Description of the task: Look through the lines below and extract each one that contains "matplotlib".

The data:
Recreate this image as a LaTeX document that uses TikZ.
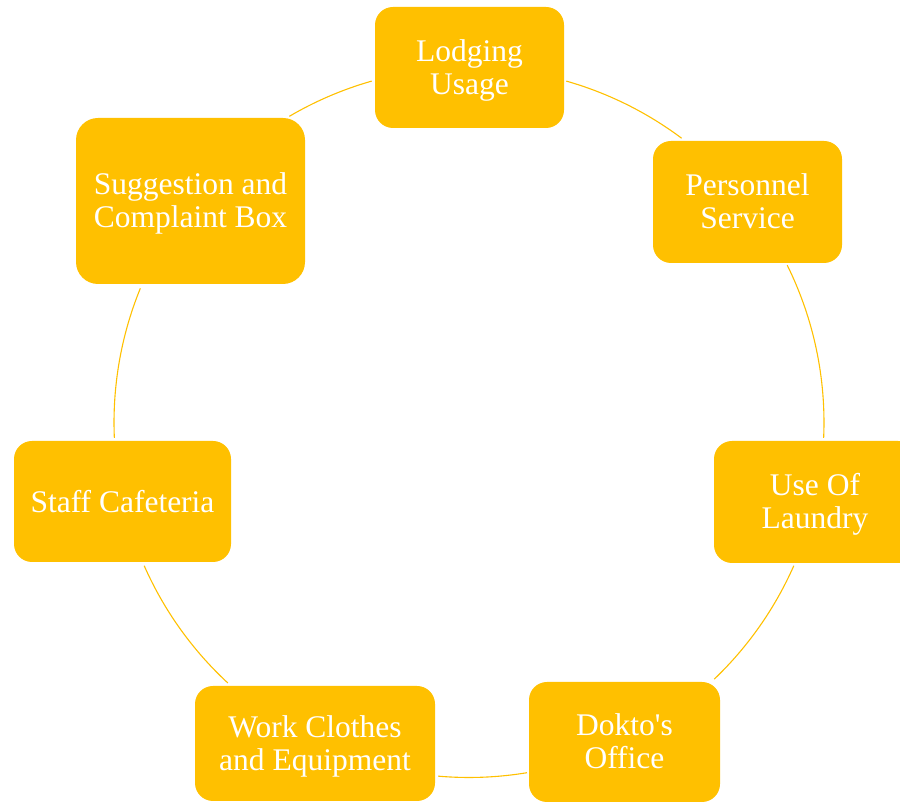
\documentclass[tikz,border=0pt]{standalone}
\usepackage{fontspec}
\setmainfont{Liberation Serif}
\definecolor{gold}{HTML}{FFC000}
\newcommand\twoline[2]{\raisebox{-10pt}[0pt][0pt]{\begin{tabular}{@{}c@{}}#1\\#2\end{tabular}}}
\begin{document}
\begin{tikzpicture}[x=1pt,y=1pt,
  cbox/.style={draw=none,fill=gold,rounded corners=18pt,inner sep=0pt,
    text=white,align=center,font=\fontsize{31.5}{33}\selectfont},
  ring/.style={draw=gold,line width=1.1pt}]
\useasboundingbox (0,0) rectangle (900,802);
\coordinate (c) at (469,379.5);
% arcs
\draw[ring] (c) ++(120.4:355pt) arc[start angle=120.4,end angle=105.9,radius=355pt];
\draw[ring] (c) ++(74.1:355pt) arc[start angle=74.1,end angle=53.2,radius=355pt];
\draw[ring] (c) ++(26.3:355pt) arc[start angle=26.3,end angle=-2.5,radius=355pt];
\draw[ring] (c) ++(-23.8:355pt) arc[start angle=-23.8,end angle=-46.3,radius=355pt];
\draw[ring] (c) ++(-80.6:355pt) arc[start angle=-80.6,end angle=-95.0,radius=355pt];
\draw[ring] (c) ++(-132.8:355pt) arc[start angle=-132.8,end angle=-156.2,radius=355pt];
\draw[ring] (c) ++(182.5:355pt) arc[start angle=182.5,end angle=157.8,radius=355pt];
% nodes
\node[cbox,minimum width=189pt,minimum height=121pt] (lodging) at (469.5,734.5) {\twoline{Lodging}{Usage}};
\node[cbox,minimum width=189pt,minimum height=122pt] (personnel) at (747.5,600) {\twoline{Personnel}{Service}};
\node[cbox,minimum width=202pt,minimum height=122pt] (laundry) at (815,300) {\twoline{Use Of}{Laundry}};
\node[cbox,minimum width=191pt,minimum height=120pt] (dokto) at (624.5,60) {\twoline{Dokto\textquotesingle s}{Office}};
\node[cbox,minimum width=240pt,minimum height=115pt] (work) at (315,58.5) {\twoline{Work Clothes}{and Equipment}};
\node[cbox,minimum width=217pt,minimum height=121pt] (cafeteria) at (122.5,300.5) {Staff Cafeteria};
\node[cbox,rounded corners=22pt,minimum width=229pt,minimum height=166pt] (suggestion) at (190.5,601) {\twoline{Suggestion and}{Complaint Box}};
\end{tikzpicture}
\end{document}
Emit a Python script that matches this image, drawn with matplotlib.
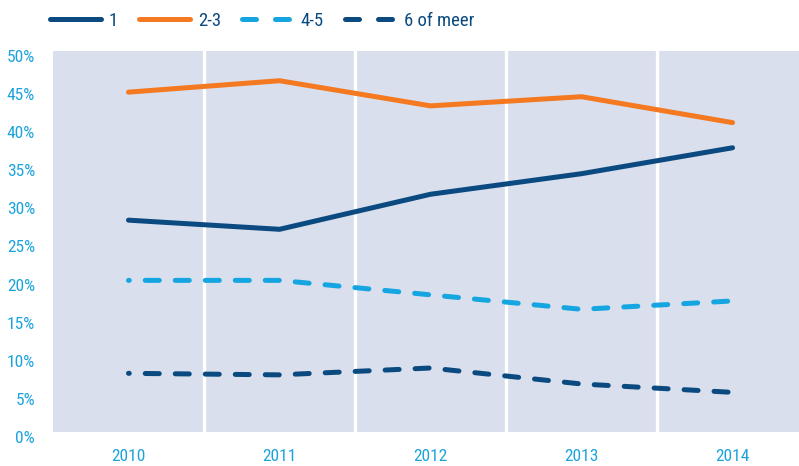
import numpy as np
import matplotlib.pyplot as plt
from matplotlib.lines import Line2D
from matplotlib.transforms import ScaledTranslation
from matplotlib import font_manager

# Aandeel huishoudens naar omvang, 2010-2014 (in %)
jaren = ['2010', '2011', '2012', '2013', '2014']
een = [27.8, 26.6, 31.2, 33.9, 37.3]
twee_drie = [44.6, 46.1, 42.8, 44.0, 40.6]
vier_vijf = [19.9, 19.9, 18.0, 16.1, 17.2]
zes_meer = [7.7, 7.5, 8.4, 6.3, 5.2]
legenda = ['1', '2-3', '4-5', '6 of meer']

navy = '#0b4a80'
oranje = '#f47920'
lichtblauw = '#15a6e1'
tekst_blauw = '#1ba3dd'
achtergrond = '#d9dfec'

# smalste beschikbare lettertype kiezen
namen = {f.name for f in font_manager.fontManager.ttflist}
voorkeur = ['Liberation Sans Narrow', 'Roboto Condensed', 'Open Sans Condensed',
            'DejaVu Sans Condensed', 'Roboto']
letter = [n for n in voorkeur if n in namen][:1] + ['DejaVu Sans']
plt.rcParams['font.family'] = letter

fig = plt.figure(figsize=(7.99, 4.66), dpi=100)
ax = fig.add_axes([53 / 799, 1 - 432 / 466, 746 / 799, 381 / 466])
ax.set_facecolor(achtergrond)

x = np.arange(len(jaren))
lw = 3.6
streep = (2.65, (2.8, 3.2))

ax.plot(x, een, color=navy, lw=lw, solid_capstyle='round', solid_joinstyle='round', zorder=3)
ax.plot(x, twee_drie, color=oranje, lw=lw, solid_capstyle='round', solid_joinstyle='round', zorder=3)
ax.plot(x, vier_vijf, color=lichtblauw, lw=lw, linestyle=streep, dash_capstyle='round', zorder=3)
ax.plot(x, zes_meer, color=navy, lw=lw, linestyle=streep, dash_capstyle='round', zorder=3)

ax.set_xlim(-0.5, 4.44)
ax.set_ylim(0, 50)

# witte scheidingslijnen tussen de jaren
for grens in x[:-1] + 0.5:
    ax.axvline(grens, color='white', lw=2.4, zorder=2)

ax.set_xticks(x)
ax.set_xticklabels(jaren)
ax.set_yticks(np.arange(0, 51, 5))
ax.set_yticklabels([f'{v}%' for v in range(0, 51, 5)])
ax.tick_params(axis='both', length=0, labelsize=12.5, labelcolor=tekst_blauw)
ax.tick_params(axis='x', pad=12)
ax.tick_params(axis='y', pad=13)
verschuiving = ScaledTranslation(0, -5 / 100, fig.dpi_scale_trans)
for lab in ax.get_yticklabels():
    lab.set_transform(lab.get_transform() + verschuiving)

for s in ax.spines.values():
    s.set_visible(False)

handles = [
    Line2D([], [], color=navy, lw=lw, solid_capstyle='round'),
    Line2D([], [], color=oranje, lw=lw, solid_capstyle='round'),
    Line2D([], [], color=lichtblauw, lw=lw, linestyle=(0, (2.8, 3.8)), dash_capstyle='round'),
    Line2D([], [], color=navy, lw=lw, linestyle=(0, (2.8, 3.8)), dash_capstyle='round'),
]
leg = fig.legend(handles, legenda, loc='center left', bbox_to_anchor=(50 / 799, 1 - 21 / 466),
                 ncol=4, frameon=False, fontsize=13.5, handlelength=2.7, handletextpad=0.45,
                 columnspacing=1.1, borderaxespad=0, borderpad=0)
for t in leg.get_texts():
    t.set_color(navy)

fig.savefig('out.png', dpi=100)
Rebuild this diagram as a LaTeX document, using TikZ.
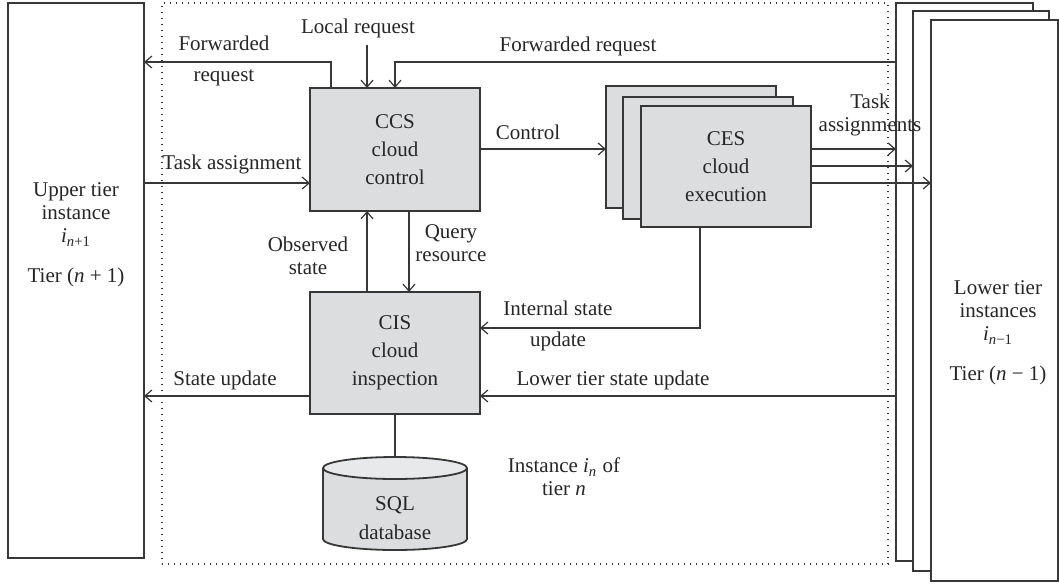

Full solution:
Emit a Python script that matches this image, drawn with matplotlib.
import matplotlib.pyplot as plt
from matplotlib.lines import Line2D
from matplotlib.transforms import ScaledTranslation
from matplotlib import font_manager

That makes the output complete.